Sometimes, when I thought I could get away with it, I would put a nightdress on and pull out my dad’s satin and velvet Orange and Freemason regalia from the bottom of the wardrobe and glide up the linoleumed hall of our flat in the Gorbals pretending I was a princess living in the wing of a palace. And I’d look out on to the concrete square outside and imagine it was a courtyard.

Then back to reality. The palace was a cramped two-bedroom flat where six of us lived. And the courtyard was shared by a hundred families. But as I entered my teens, the headscarfed Queen in Hunter wellies, surrounded by corgis, and appearing on our TV screens every Christmas speaking in the tortured vowels of the privileged, no longer fired my imagination. By that time, my politics were to the left of Arthur Scargill. I wanted an independent Scotland that would requisition the royal family’s holiday home at Balmoral along with its 50,000 acres and turn it into homeless accommodation.
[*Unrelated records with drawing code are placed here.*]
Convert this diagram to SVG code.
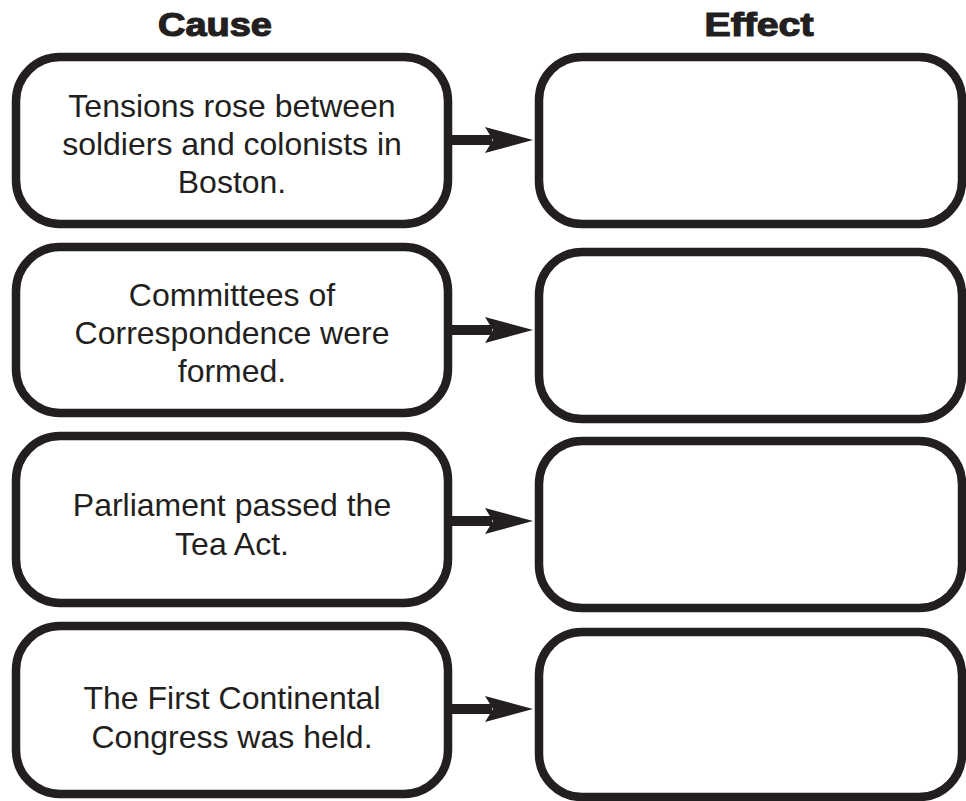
<svg xmlns="http://www.w3.org/2000/svg" width="966" height="801" viewBox="0 0 966 801">
  <defs>
    <style>
      .box { fill: #ffffff; stroke: #231f20; stroke-width: 8.5; }
      .title { font-family: "Liberation Sans", Arial, sans-serif; font-weight: bold; font-size: 33px; fill: #231f20; stroke: #231f20; stroke-width: 1.2; text-anchor: middle; }
      .label { font-family: "Liberation Sans", Arial, sans-serif; font-size: 32px; fill: #231f20; text-anchor: middle; }
      .shaft { stroke: #231f20; stroke-width: 10; fill: none; }
      .head { fill: #231f20; }
    </style>
  </defs>
  <rect width="966" height="801" fill="#ffffff"/>

  <g id="titles">
    <text class="title" x="215" y="36" textLength="114" lengthAdjust="spacingAndGlyphs">Cause</text>
    <text class="title" x="759" y="36" textLength="109" lengthAdjust="spacingAndGlyphs">Effect</text>
  </g>

  <g id="cause1">
    <rect class="box" x="16" y="57" width="432" height="167" rx="44" ry="44"/>
    <text class="label" x="232" y="117">Tensions rose between</text>
    <text class="label" x="232" y="155">soldiers and colonists in</text>
    <text class="label" x="232" y="193">Boston.</text>
  </g>
  <g id="cause2">
    <rect class="box" x="16" y="247" width="432" height="166" rx="44" ry="44"/>
    <text class="label" x="232" y="306">Committees of</text>
    <text class="label" x="232" y="344">Correspondence were</text>
    <text class="label" x="232" y="382">formed.</text>
  </g>
  <g id="cause3">
    <rect class="box" x="16" y="436" width="432" height="167" rx="44" ry="44"/>
    <text class="label" x="232" y="516">Parliament passed the</text>
    <text class="label" x="232" y="555">Tea Act.</text>
  </g>
  <g id="cause4">
    <rect class="box" x="16" y="626" width="432" height="168" rx="44" ry="44"/>
    <text class="label" x="232" y="709">The First Continental</text>
    <text class="label" x="232" y="748">Congress was held.</text>
  </g>

  <g id="effect1">
    <rect class="box" x="539" y="57" width="423" height="167" rx="43" ry="43"/>
  </g>
  <g id="effect2">
    <rect class="box" x="539" y="252" width="423" height="167" rx="43" ry="43"/>
  </g>
  <g id="effect3">
    <rect class="box" x="539" y="441" width="423" height="167" rx="43" ry="43"/>
  </g>
  <g id="effect4">
    <rect class="box" x="539" y="632" width="423" height="165" rx="43" ry="43"/>
  </g>

  <g id="connectors">
    <line class="shaft" x1="452" y1="140" x2="492" y2="140"/>
    <path class="head" d="M533,140 L485,127 L493,140 L485,153 Z"/>
    <line class="shaft" x1="452" y1="330" x2="492" y2="330"/>
    <path class="head" d="M533,330 L485,317 L493,330 L485,343 Z"/>
    <line class="shaft" x1="452" y1="521" x2="492" y2="521"/>
    <path class="head" d="M533,521 L485,508 L493,521 L485,534 Z"/>
    <line class="shaft" x1="452" y1="709" x2="492" y2="709"/>
    <path class="head" d="M533,709 L485,696 L493,709 L485,722 Z"/>
  </g>
</svg>
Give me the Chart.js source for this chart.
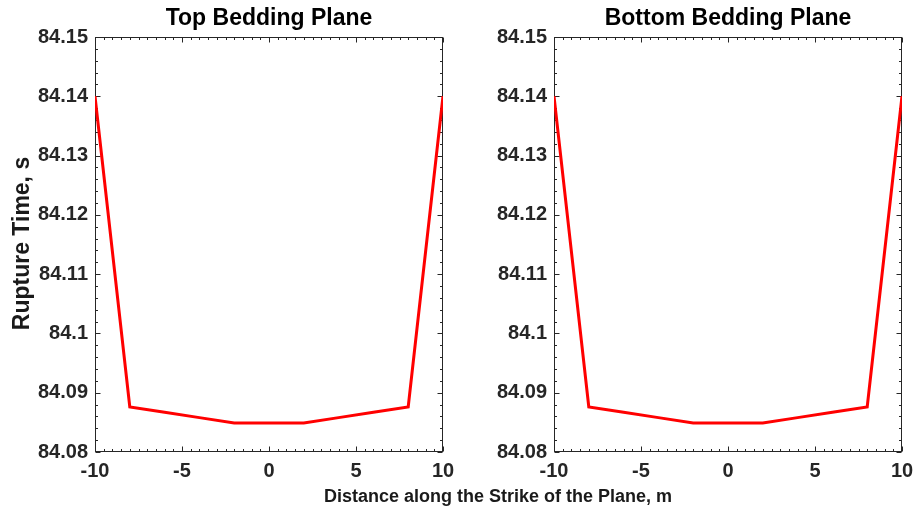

So, I was well aware of the contradictions when Lady Diana Spencer came along and had me sitting transfixed at the telly as she burst out of a golden carriage in the biggest meringue of a wedding dress anybody had ever seen. I was 16 at the time. She was 19. When you’re 16, a 19 year old is mature sophistication personified. But she was a teenager set to be shackled to a 32 year old.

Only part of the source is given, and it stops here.